Discussion in 'Riding Gear and Bike Accessories/Parts' at netrider.net.au started by bondibadger, Aug 14, 2011.

  1. over the next year, i'm going to want to take my SXV 450 to the track for some hopefully, sideways hooning.

    What gear am I going to require. Can anyone make any suggestions for good gear at good prices?

    I've seen various products around but not sure what i need to spend. i can imagine spending 2 grand on track suit and boots would be rather easy task.

    what do you wear for the odd track day?

  2. You'll need leather pants and a jacket that zips together (or a one piece suit).
    Plus proper boots and proper gloves. And a helmet.
  3. leathers, helmet, long gloves, back protector and boots.

    boots on a motard depend on your riding style. knee down guys mostly use roadbike boots but foot out style means specific supermoto boots are the go. because otherwise after a couple of sessions you have ****ed a good pair of boots.
  4. And a good rag to wipe up the oil when the donk blows ha ha
    Sorry, just an awesome bike and a hoot on the track. I loved riding them, hated selling them.
    Quite a few tracks rent shoite if you want to just go out and try. A bit smelly but cheaper than buying the whole kit.
  5. as you have time you can look around and wait for sales. I got joe rocket one piece for under $500. (a perforated suit cause it gets hot on the track). same for boots.
  6. which track are you riding on, a go kart track or a road race track?
  7. <JK>
    BallsOfSteel. 45479d1238078142-motivational-poster-lets-have-some-fun-rossi_poster.

    When you book, there will be information about what the organisers expect at their days on the website.
    Different crowds expect different things. Champions Ride Days don't require a back protector. Motorcycle Sportsman's do.
    When you fill out the forms and sign them, you will be shown again.
    They'll likely give you some reading material for preparation, which will also include the list.
    If you get to scrutineering and something's not right, they will talk about throwing you out and keeping your money, but if you're nice to people they will most likely bend over backwards to beg / borrow / steal stuff for you for the day.
    Some inspector people are a whole lot more anal about things than others. It's a good idea to have brake-pads that are less than half worn, tyres that are less than half worn, a chain that's both lubed and correctly adjusted, brakes that don't come back to the bar, a throttle that closes itself when you let it go, a steering head that doesn't have any visible or audible play, suspension that goes up and down without making silly noises, cables and tubing that don't foul anything between full lock L & R, plugs or bar end weights, the balls still on the end of the clutch and brake levers (Shorty levers are OK - stock levers that are broken or cut off are not ok), bars and pegs that seem to be firmly bolted on and not cracked or bent or crooked ... Some blokes will knock you back if the engine looks a bit oily - others will look inside the fairing and see whether there's any actually dripping out ... We all look for the same kinds of things but some are a lot more fussy than others.
    Many track days offer a rental service for leathers and what-not. And bikes. The rates are not too bad, as long is you don't crash. Their repair bill if you do may be a bit higher than you expect, and the security deposit may make your eyes water.

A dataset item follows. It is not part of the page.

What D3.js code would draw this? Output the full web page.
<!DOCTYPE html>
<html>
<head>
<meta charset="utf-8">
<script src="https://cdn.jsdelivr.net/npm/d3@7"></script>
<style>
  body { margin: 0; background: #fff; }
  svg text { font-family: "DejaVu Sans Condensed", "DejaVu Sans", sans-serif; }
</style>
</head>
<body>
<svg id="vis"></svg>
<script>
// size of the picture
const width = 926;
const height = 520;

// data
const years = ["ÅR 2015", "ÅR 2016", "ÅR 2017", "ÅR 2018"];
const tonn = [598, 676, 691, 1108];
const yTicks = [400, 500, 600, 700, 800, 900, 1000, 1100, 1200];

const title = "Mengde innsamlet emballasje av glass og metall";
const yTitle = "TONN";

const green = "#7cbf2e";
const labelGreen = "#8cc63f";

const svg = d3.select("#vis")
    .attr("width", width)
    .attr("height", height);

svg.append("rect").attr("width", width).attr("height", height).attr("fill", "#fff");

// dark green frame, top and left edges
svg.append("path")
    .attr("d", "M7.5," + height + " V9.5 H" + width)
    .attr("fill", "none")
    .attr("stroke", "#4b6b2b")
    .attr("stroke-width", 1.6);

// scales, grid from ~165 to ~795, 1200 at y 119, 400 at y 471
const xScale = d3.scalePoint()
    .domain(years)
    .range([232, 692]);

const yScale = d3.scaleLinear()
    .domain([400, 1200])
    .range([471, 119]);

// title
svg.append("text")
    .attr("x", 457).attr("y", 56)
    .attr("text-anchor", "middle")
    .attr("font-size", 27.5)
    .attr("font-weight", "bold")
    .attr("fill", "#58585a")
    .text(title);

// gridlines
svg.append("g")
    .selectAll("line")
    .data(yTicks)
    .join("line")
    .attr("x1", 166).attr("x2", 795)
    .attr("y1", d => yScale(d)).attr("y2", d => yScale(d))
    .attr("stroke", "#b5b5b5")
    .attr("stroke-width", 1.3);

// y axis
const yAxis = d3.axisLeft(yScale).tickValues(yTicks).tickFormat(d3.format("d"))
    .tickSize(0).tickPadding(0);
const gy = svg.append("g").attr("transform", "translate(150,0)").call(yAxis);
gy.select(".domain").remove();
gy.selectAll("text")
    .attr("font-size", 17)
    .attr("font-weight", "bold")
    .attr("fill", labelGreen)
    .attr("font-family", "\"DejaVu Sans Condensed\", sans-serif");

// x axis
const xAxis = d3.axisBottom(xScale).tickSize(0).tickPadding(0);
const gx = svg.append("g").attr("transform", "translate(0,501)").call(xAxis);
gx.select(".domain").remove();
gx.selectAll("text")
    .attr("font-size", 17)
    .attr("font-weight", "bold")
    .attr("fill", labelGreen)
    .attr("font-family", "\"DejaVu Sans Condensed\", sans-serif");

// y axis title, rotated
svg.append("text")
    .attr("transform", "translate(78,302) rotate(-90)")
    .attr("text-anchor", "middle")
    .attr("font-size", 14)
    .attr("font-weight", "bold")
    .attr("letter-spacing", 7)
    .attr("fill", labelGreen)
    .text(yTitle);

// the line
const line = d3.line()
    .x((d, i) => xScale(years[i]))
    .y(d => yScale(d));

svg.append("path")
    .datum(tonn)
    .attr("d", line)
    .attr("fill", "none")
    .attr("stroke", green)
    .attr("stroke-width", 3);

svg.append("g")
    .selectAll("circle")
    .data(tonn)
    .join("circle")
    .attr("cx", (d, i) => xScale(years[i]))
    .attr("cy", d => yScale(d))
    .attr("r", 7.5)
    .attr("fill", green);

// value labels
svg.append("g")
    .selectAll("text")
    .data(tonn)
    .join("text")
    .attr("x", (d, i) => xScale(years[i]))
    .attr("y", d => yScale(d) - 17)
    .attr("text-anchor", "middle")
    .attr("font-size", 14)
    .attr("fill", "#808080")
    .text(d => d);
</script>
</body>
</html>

    Everybody wants you to have a good time and not break anything, so you'll come back and do it again. The organisers, the other riders, us ... you'll probably want to as well. It is about as much fun as you can have.

    Take food and drink. Read up on the sort of tucker you should eat before a football game or a fun-run or some other endurance type event. Eat some the nigh before, take more with you and feed your face through the day. You'll burn heaps more energy than you think. Take sports energy drinks, GatorAid or similar. Lots of them. And a couple of litres of ordinary water as well. Keep drinking water and sports drinks until your back teeth float. Unless it's real cold, undo your top half and get your upper body out of the leathers as soon as you can. Many people take them right off and wear shorts and a T-shirt, Trackies or pink fluffy dressing gowns in winter. If you start to get a headache about lunch time, that's usually a sign you're dehydrated. Dehydrated people faint or have little vague moments and crash. I've seen $60,000 MV Augustas written off because some project manager or accountant was too manly to have another drink of water. Perhaps it seemed more important to wipe the brake dust and rubber and chain oil off the rims so they looked nice.

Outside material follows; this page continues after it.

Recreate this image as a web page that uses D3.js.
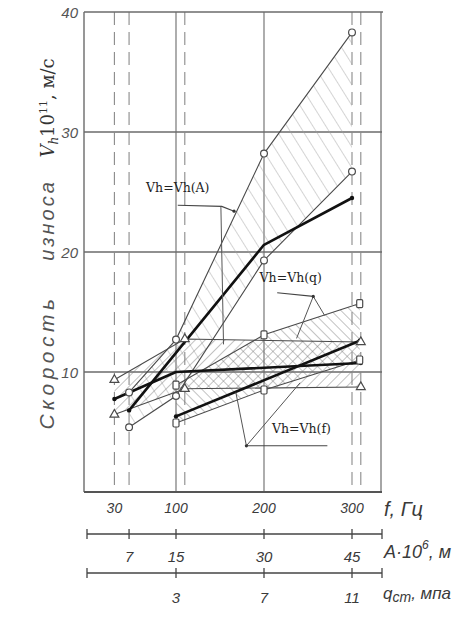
<!DOCTYPE html>
<html><head><meta charset="utf-8">
<script src="https://cdn.jsdelivr.net/npm/d3@7"></script>
<style>
html,body{margin:0;padding:0;background:#fff;}
svg{display:block;}
</style></head>
<body>
<svg id="chart" width="466" height="628"></svg>
<script>
// ---- data ----
const yTicks = [10, 20, 30, 40];
const fTicks = [30, 100, 200, 300];
const aTicks = [7, 15, 30, 45];
const qTicks = [3, 7, 11];
const solidGridF = [100, 200];
const dashedGridF = [30, 110, 310];
const dashedGridA = [7, 45];

// Vh = Vh(A): amplitude A·10^6 m
const ampUpper = [[7, 8.3], [15, 12.7], [30, 28.2], [45, 38.3]];
const ampLower = [[7, 5.4], [15, 8.0], [30, 19.3], [45, 26.7]];
const ampMean  = [[7, 6.8], [30, 20.6], [45, 24.5]];
// Vh = Vh(q): pressure q, MPa
const presUpper = [[3, 8.9], [7, 13.1], [11.35, 15.7]];
const presLower = [[3, 5.75], [7, 8.5], [11.35, 11.0]];
const presMean  = [[3, 6.3], [11.35, 12.6]];
// Vh = Vh(f): frequency f, Hz
const freqUpper = [[30, 9.35], [110, 12.75], [310, 12.5]];
const freqLower = [[30, 6.45], [110, 8.6], [310, 8.75]];
const freqMean  = [[30, 7.75], [100, 10.0], [310, 10.75]];

// annotation anchors in (f, Vh) units
const labelA = {text: "Vh=Vh(A)", at: [66, 25.0], leader: [[102, 23.9], [152, 23.8], [166, 23.4]], drop: [[151, 23.8], [154, 12.3]]};
const labelQ = {text: "Vh=Vh(q)", at: [195, 17.5], leader: [[215, 16.6], [256, 16.3]], fan: [[[256, 16.3], [237, 12.8]], [[256, 16.3], [269, 14.7]]]};
const labelF = {text: "Vh=Vh(f)", at: [209, 4.9], leader: [[272, 3.85], [180, 3.85]], fan: [[[180, 3.85], [168, 8.3]], [[180, 3.85], [241, 9.1]]]};

// ---- layout ----
const svg = d3.select("#chart");
const frameL = 84, frameR = 381;
const y  = d3.scaleLinear().domain([0, 40]).range([492, 12]);
const xf = d3.scaleLinear().domain([0, 300]).range([88, 352]);
const xA = d3.scaleLinear().domain([0, 45]).range([88, 352]);
const xq = d3.scaleLinear().domain([3, 11]).range([176, 352]);

const gridCol = "#6b6b6b", inkCol = "#4a4a4a", textCol = "#3a3a3a";

// patterns
const defs = svg.append("defs");
function hatch(id, angle, gap, col, w) {
  const p = defs.append("pattern").attr("id", id).attr("patternUnits", "userSpaceOnUse")
    .attr("width", gap).attr("height", gap).attr("patternTransform", `rotate(${angle})`);
  p.append("line").attr("x1", 0).attr("y1", 0).attr("x2", 0).attr("y2", gap)
    .attr("stroke", col).attr("stroke-width", w);
}
hatch("hA", -32, 11, "#a0a0a0", 0.9);
hatch("hQ", -45, 7, "#777", 0.9);
hatch("hF", 45, 7, "#777", 0.9);

// grid
const g = svg.append("g");
g.selectAll(".hg").data(yTicks.filter(d => d < 40)).join("line")
  .attr("x1", frameL).attr("x2", frameR + 1).attr("y1", d => y(d)).attr("y2", d => y(d))
  .attr("stroke", gridCol).attr("stroke-width", 1.3);
g.selectAll(".vs").data(solidGridF).join("line")
  .attr("x1", d => xf(d)).attr("x2", d => xf(d)).attr("y1", y(40)).attr("y2", y(0))
  .attr("stroke", gridCol).attr("stroke-width", 1.1);
const dashX = dashedGridF.map(d => xf(d)).concat(dashedGridA.map(d => xA(d)));
g.selectAll(".vd").data(dashX).join("line")
  .attr("x1", d => d).attr("x2", d => d).attr("y1", y(40)).attr("y2", y(0))
  .attr("stroke", "#8a8a8a").attr("stroke-width", 1.1).attr("stroke-dasharray", "13,7");
// frame
g.append("line").attr("x1", frameL).attr("x2", frameR + 2).attr("y1", y(40)).attr("y2", y(40)).attr("stroke", gridCol).attr("stroke-width", 1.4);
g.append("line").attr("x1", frameL).attr("x2", frameL).attr("y1", y(40)).attr("y2", y(0)).attr("stroke", gridCol).attr("stroke-width", 1.4);
g.append("line").attr("x1", frameR).attr("x2", frameR).attr("y1", y(40)).attr("y2", y(0)).attr("stroke", gridCol).attr("stroke-width", 1.2);
g.append("line").attr("x1", frameL).attr("x2", frameR + 1).attr("y1", y(0)).attr("y2", y(0)).attr("stroke", "#555").attr("stroke-width", 2);

// bands
const line = d3.line();
function band(upper, lower, sx, fillId) {
  const pts = upper.map(d => [sx(d[0]), y(d[1])]).concat(lower.slice().reverse().map(d => [sx(d[0]), y(d[1])]));
  svg.append("path").attr("d", line(pts) + "Z").attr("fill", `url(#${fillId})`).attr("stroke", "none");
}
band(ampUpper, ampLower, xA, "hA");
band(presUpper, presLower, xq, "hQ");
band(freqUpper, freqLower, xf, "hF");

function thin(data, sx) {
  svg.append("path").attr("d", line(data.map(d => [sx(d[0]), y(d[1])])))
    .attr("fill", "none").attr("stroke", inkCol).attr("stroke-width", 1.1);
}
function thick(data, sx) {
  svg.append("path").attr("d", line(data.map(d => [sx(d[0]), y(d[1])])))
    .attr("fill", "none").attr("stroke", "#111").attr("stroke-width", 2.6).attr("stroke-linejoin", "round");
  svg.selectAll(null).data([data[0], data[data.length - 1]]).join("circle")
    .attr("cx", d => sx(d[0])).attr("cy", d => y(d[1])).attr("r", 2.2).attr("fill", "#111");
}
thin(ampUpper, xA); thin(ampLower, xA);
thin(presUpper, xq); thin(presLower, xq);
thin(freqUpper, xf); thin(freqLower, xf);
thick(ampMean, xA); thick(presMean, xq); thick(freqMean, xf);

// markers
svg.selectAll(null).data(ampUpper.concat(ampLower)).join("circle")
  .attr("cx", d => xA(d[0])).attr("cy", d => y(d[1])).attr("r", 3.4)
  .attr("fill", "#fff").attr("stroke", inkCol).attr("stroke-width", 1.2);
svg.selectAll(null).data(presUpper.concat(presLower)).join("rect")
  .attr("x", d => xq(d[0]) - 3).attr("y", d => y(d[1]) - 4).attr("width", 6).attr("height", 8).attr("rx", 1.2)
  .attr("fill", "#fff").attr("stroke", inkCol).attr("stroke-width", 1.2);
const tri = d3.symbol().type(d3.symbolTriangle).size(34);
svg.selectAll(null).data(freqUpper.concat(freqLower)).join("path")
  .attr("d", tri).attr("transform", d => `translate(${xf(d[0])},${y(d[1])})`)
  .attr("fill", "#fff").attr("stroke", inkCol).attr("stroke-width", 1.2);

// annotations
const pf = d => [xf(d[0]), y(d[1])];
function annot(L) {
  svg.append("text").attr("x", pf(L.at)[0]).attr("y", pf(L.at)[1])
    .attr("font-family", "DejaVu Serif, Liberation Serif, serif").attr("font-size", 12.5)
    .attr("fill", "#222").text(L.text);
  svg.append("path").attr("d", line(L.leader.map(pf))).attr("fill", "none").attr("stroke", "#444").attr("stroke-width", 1.1);
  if (L.drop) svg.append("path").attr("d", line(L.drop.map(pf))).attr("fill", "none").attr("stroke", "#555").attr("stroke-width", 1);
  if (L.fan) L.fan.forEach(s => svg.append("path").attr("d", line(s.map(pf))).attr("fill", "none").attr("stroke", "#555").attr("stroke-width", 1));
  const end = L.fan ? L.fan[0][0] : L.leader[L.leader.length - 1];
  svg.append("circle").attr("cx", pf(end)[0]).attr("cy", pf(end)[1]).attr("r", 1.6).attr("fill", "#333");
}
annot(labelA); annot(labelQ); annot(labelF);

// y tick labels
const hand = "Liberation Sans, DejaVu Sans, sans-serif";
svg.selectAll(null).data(yTicks).join("text")
  .attr("x", 78).attr("y", d => y(d) + 6).attr("text-anchor", "end")
  .attr("font-family", hand).attr("font-style", "italic").attr("font-size", 15)
  .attr("fill", "#555").text(d => d);

// f axis labels
svg.selectAll(null).data(fTicks).join("text")
  .attr("x", d => xf(d)).attr("y", 513).attr("text-anchor", "middle")
  .attr("font-family", hand).attr("font-style", "italic").attr("font-size", 14)
  .attr("fill", textCol).text(d => d);
svg.append("text").attr("x", 384).attr("y", 516).attr("font-family", hand).attr("font-style", "italic")
  .attr("font-size", 20).attr("fill", textCol).text("f, Гц");

// secondary axes
function subAxis(yy, sc, ticks, labY) {
  const a = svg.append("g");
  a.append("line").attr("x1", 87).attr("x2", 382).attr("y1", yy).attr("y2", yy).attr("stroke", "#444").attr("stroke-width", 1.5);
  a.selectAll(null).data([87, 382].concat(ticks.map(sc))).join("line")
    .attr("x1", d => d).attr("x2", d => d).attr("y1", yy - 5).attr("y2", yy + 5)
    .attr("stroke", "#444").attr("stroke-width", 1.3);
  a.selectAll(null).data(ticks).join("text")
    .attr("x", d => sc(d)).attr("y", labY).attr("text-anchor", "middle")
    .attr("font-family", hand).attr("font-style", "italic").attr("font-size", 15)
    .attr("fill", textCol).text(d => d);
}
subAxis(534, xA, aTicks, 562);
subAxis(573, xq, qTicks, 603);

const aLab = svg.append("text").attr("x", 384).attr("y", 558).attr("font-family", hand).attr("font-style", "italic")
  .attr("font-size", 18).attr("fill", textCol);
aLab.append("tspan").text("А·10");
aLab.append("tspan").attr("dy", -9).attr("font-size", 12).text("6");
aLab.append("tspan").attr("dy", 9).text(", м");

const qLab = svg.append("text").attr("x", 383).attr("y", 599).attr("font-family", hand).attr("font-style", "italic")
  .attr("font-size", 17).attr("fill", textCol);
qLab.append("tspan").text("q");
qLab.append("tspan").attr("dy", 3).attr("font-size", 14).text("ст");
qLab.append("tspan").attr("dy", -3).text(", мпа");

// y axis title (rotated)
function vtext(cy, build) {
  const t = svg.append("text").attr("transform", `translate(54,${cy}) rotate(-90)`).attr("text-anchor", "middle");
  build(t);
}
vtext(362, t => t.attr("font-family", hand).attr("font-style", "italic").attr("font-size", 21)
  .attr("letter-spacing", 4.5).attr("fill", "#555").text("Скорость"));
vtext(220, t => t.attr("font-family", hand).attr("font-style", "italic").attr("font-size", 20)
  .attr("letter-spacing", 3).attr("fill", "#555").text("износа"));
vtext(108, t => {
  t.attr("font-family", "DejaVu Serif, Liberation Serif, serif").attr("font-size", 18).attr("fill", "#333");
  t.append("tspan").attr("font-style", "italic").text("V");
  t.append("tspan").attr("font-size", 12).attr("dy", 4).attr("font-style", "italic").text("h");
  t.append("tspan").attr("dy", -4).text("10");
  t.append("tspan").attr("font-size", 11).attr("dy", -7).text("11");
  t.append("tspan").attr("dy", 7).text(", м/с");
});
</script>
</body></html>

    Priorities - don't get fixated on details and lose sight of the big picture. Track days - speed you're not accustomed to - have a way of creating tunnel vision, and that doesn't just apply when you're on the track. Stay focussed, but stay focussed on the wide angle view. Would you like it if some stranger walked into your pit and started helping himself to your stuff while you were on track? So, do you know who belongs in the pits immediately around you, what they look like and what they're wearing? Would you notice if somebody else wandered in and started opening tool boxes and sniffing around? I'm not saying that happens a lot - I'm saying are you switched on and on the ball?

    Be nice to people. 99% of the time they'll be nice back to you. Perhaps the guy you just insulted is the only person at the track with the left handed screw driver you're about to need. People have a way of remembering who pissed them off.

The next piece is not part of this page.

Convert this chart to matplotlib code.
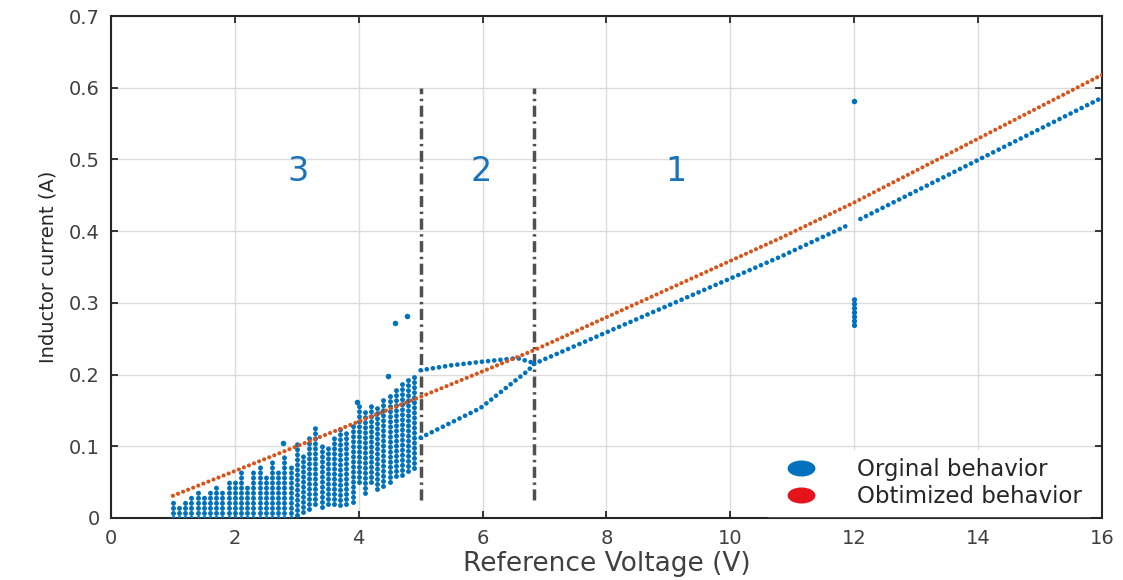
import matplotlib
matplotlib.use('Agg')
import matplotlib.pyplot as plt
from matplotlib.lines import Line2D
from matplotlib.path import Path
from matplotlib.transforms import Affine2D

# ---------------- data ----------------
# optimized behaviour (dense dotted line)
opt_x = [1.0, 5.0, 6.83, 10.8, 12.0, 16.0]
opt_y = [0.031, 0.169, 0.234, 0.390, 0.440, 0.618]

# original behaviour, region 1 (two pieces, gap at 12 V)
reg1a_x = [6.83, 10.8, 11.94]
reg1a_y = [0.215, 0.364, 0.410]
reg1b_x = [12.1, 16.0]
reg1b_y = [0.417, 0.586]

# original behaviour, region 2 (upper and lower branch)
up_x = [5.0, 5.5, 6.0, 6.56, 6.83]
up_y = [0.206, 0.213, 0.218, 0.223, 0.216]
low_x = [5.0, 5.96, 6.74, 6.83]
low_y = [0.112, 0.153, 0.206, 0.215]

# original behaviour, region 3 (columns of scattered points)
col_x = [1.0, 1.1, 1.2, 1.3, 1.4, 1.5, 1.6, 1.7, 1.8, 1.9,
         2.0, 2.1, 2.2, 2.3, 2.4, 2.5, 2.6, 2.7, 2.8, 2.9,
         3.0, 3.1, 3.2, 3.3, 3.4, 3.5, 3.6, 3.7, 3.8, 3.9,
         4.0, 4.1, 4.2, 4.3, 4.4, 4.5, 4.6, 4.7, 4.8, 4.9]
col_top = [0.025, 0.020, 0.027, 0.030, 0.038, 0.030, 0.040, 0.043, 0.036, 0.050,
           0.053, 0.064, 0.048, 0.066, 0.071, 0.060, 0.082, 0.070, 0.085, 0.075,
           0.105, 0.090, 0.112, 0.125, 0.100, 0.098, 0.115, 0.130, 0.120, 0.130,
           0.160, 0.150, 0.160, 0.158, 0.168, 0.176, 0.180, 0.190, 0.197, 0.200]
col_bot = [0.0, 0.0, 0.0, 0.0, 0.0, 0.0, 0.0, 0.0, 0.0, 0.0,
           0.0, 0.0, 0.0, 0.0, 0.0, 0.0, 0.0, 0.0, 0.0, 0.0,
           0.004, 0.008, 0.012, 0.020, 0.015, 0.020, 0.020, 0.018, 0.020, 0.022,
           0.050, 0.035, 0.050, 0.040, 0.045, 0.050, 0.058, 0.060, 0.065, 0.070]

# single stray points
stray_x = [2.78, 3.97, 4.47, 4.59, 4.78, 12.0]
stray_y = [0.104, 0.162, 0.198, 0.272, 0.282, 0.582]

# short vertical run of points at 12 V
run12_x = [12.0, 12.0]
run12_y = [0.269, 0.305]

# region borders and labels
border_x = [5.0, 6.83]
border_y = [0.025, 0.6]
region_labels = ["3", "2", "1"]
region_x = [3.02, 5.98, 9.13]
region_y = [0.483, 0.483, 0.483]

xticks = [0, 2, 4, 6, 8, 10, 12, 14, 16]
yticks = [0, 0.1, 0.2, 0.3, 0.4, 0.5, 0.6, 0.7]

blue = "#0072BD"
orange = "#D95319"
dots = (0, (0.01, 1.3))

plt.rcParams['font.family'] = ['DejaVu Sans']

fig = plt.figure(figsize=(11.23, 5.8), dpi=100)
ax = fig.add_axes([0.0988, 0.1069, 0.8825, 0.8655])

# grid
ax.grid(True, color="#dcdcdc", linewidth=1.0)
ax.set_axisbelow(True)

# region borders
for bx in border_x:
    ax.plot([bx, bx], border_y, color="#505050", linewidth=2.5,
            linestyle=(0, (3.2, 1.3, 0.7, 1.3)), zorder=2)

# region 3 columns
vl = ax.vlines(col_x, col_bot, col_top, colors=blue, linewidth=3.6,
               linestyles=(0, (0.01, 1.0)), zorder=3)
vl.set_capstyle("round")

# original behaviour lines
for xs, ys in [(reg1a_x, reg1a_y), (reg1b_x, reg1b_y), (up_x, up_y), (low_x, low_y)]:
    ax.plot(xs, ys, color=blue, linewidth=3.4, linestyle=dots,
            dash_capstyle="round", zorder=3)
ax.plot(run12_x, run12_y, color=blue, linewidth=3.8, linestyle=(0, (0.01, 0.8)),
        dash_capstyle="round", zorder=3)
ax.scatter(stray_x, stray_y, s=16, color=blue, zorder=3, linewidths=0)

# optimized behaviour
ax.plot(opt_x, opt_y, color=orange, linewidth=3.0, linestyle=dots,
        dash_capstyle="round", zorder=4)

# region numbers
for lab, tx, ty in zip(region_labels, region_x, region_y):
    ax.text(tx, ty, lab, color="#1a73b8", fontsize=24, ha="center", va="center")

ax.set_xlim(0, 16)
ax.set_ylim(0, 0.7)
ax.set_xticks(xticks)
ax.set_yticks(yticks)
ax.set_yticklabels(["0", "0.1", "0.2", "0.3", "0.4", "0.5", "0.6", "0.7"])
ax.tick_params(direction="in", length=5, width=1.3, top=True, right=True,
               labelsize=14, labelcolor="#404040", color="#262626", pad=8)
for sp in ax.spines.values():
    sp.set_color("#262626")
    sp.set_linewidth(1.5)

ax.set_xlabel("Reference Voltage (V)", fontsize=19, color="#404040", labelpad=2)
ax.set_ylabel("Inductor current (A)", fontsize=14, color="#262626", labelpad=8)

# legend with wide oval markers
oval = Affine2D().scale(1.8, 1.0).transform_path(Path.unit_circle())
handles = [
    Line2D([], [], linestyle="none", marker=oval, markersize=19,
           color=blue, label="Orginal behavior"),
    Line2D([], [], linestyle="none", marker=oval, markersize=19,
           color="#E5141B", label="Obtimized behavior"),
]
leg = ax.legend(handles=handles, loc="lower right", bbox_to_anchor=(0.99, 0.0),
                fontsize=16.5, frameon=True, framealpha=1, edgecolor="white",
                facecolor="white", fancybox=False, handlelength=2.2,
                handletextpad=1.35, labelspacing=0.15, borderaxespad=0.1,
                borderpad=0.35)
for t in leg.get_texts():
    t.set_color("#262626")

fig.savefig("out.png", dpi=100)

    [edit] Now look what you've done - you've got me started.

    On track. As a beginner, follow the group around for the warm-up lap(s) and get an idea where the track goes. As a general rule, once you get let off the leash, start your braking a fraction earlier than you think you need to, very gently for a second, so your brake lights come on. Begin your corner with a metre or so of spare room on the outside. Miss your apex by a metre or so in the middle, and make your exit with a metre or so left spare. That's room for error - yours and other people's.

    You don't learn much (initially) from people who are ten times better than you, because they're gone in a couple of seconds. You learn from people who are about as good as you or 2% better, because you can hook in behind and watch, see what they do better than you and what they do worse. Learn from their failures as well as their successes. Never follow blindly. Never trust somebody who's only 2% better than you are, about what the right line is, or what a safe speed for this corner is, or (especially) where the braking marker is. Never use another rider as your braking marker, because he can fuck up too. I took a very interesting trip through the gravel trap on somebody else's very expensive bike because I made that mistake. I didn't drop it, but it was real close.

    Don't forget to breath. I'm serious - don't forget to breathe and then have to take a few great gasps because you're about to pass out. If the world goes black - that's bad. If you completely fog up your visor because you're panting - that's bad too. Take big, long, slow controlled breaths, like a scuba diver. In through the nose, out through the mouth, and blow the wet air down and away.

    And that's enough grandfatherly kneedragon advice for one post.
    • Like Like x 2
  8. When I did Stayupright Intermediate at EC, I had to keep reminding myself to breathe.
    I ended up doing a running commentary so that I was beathing and fully switched on.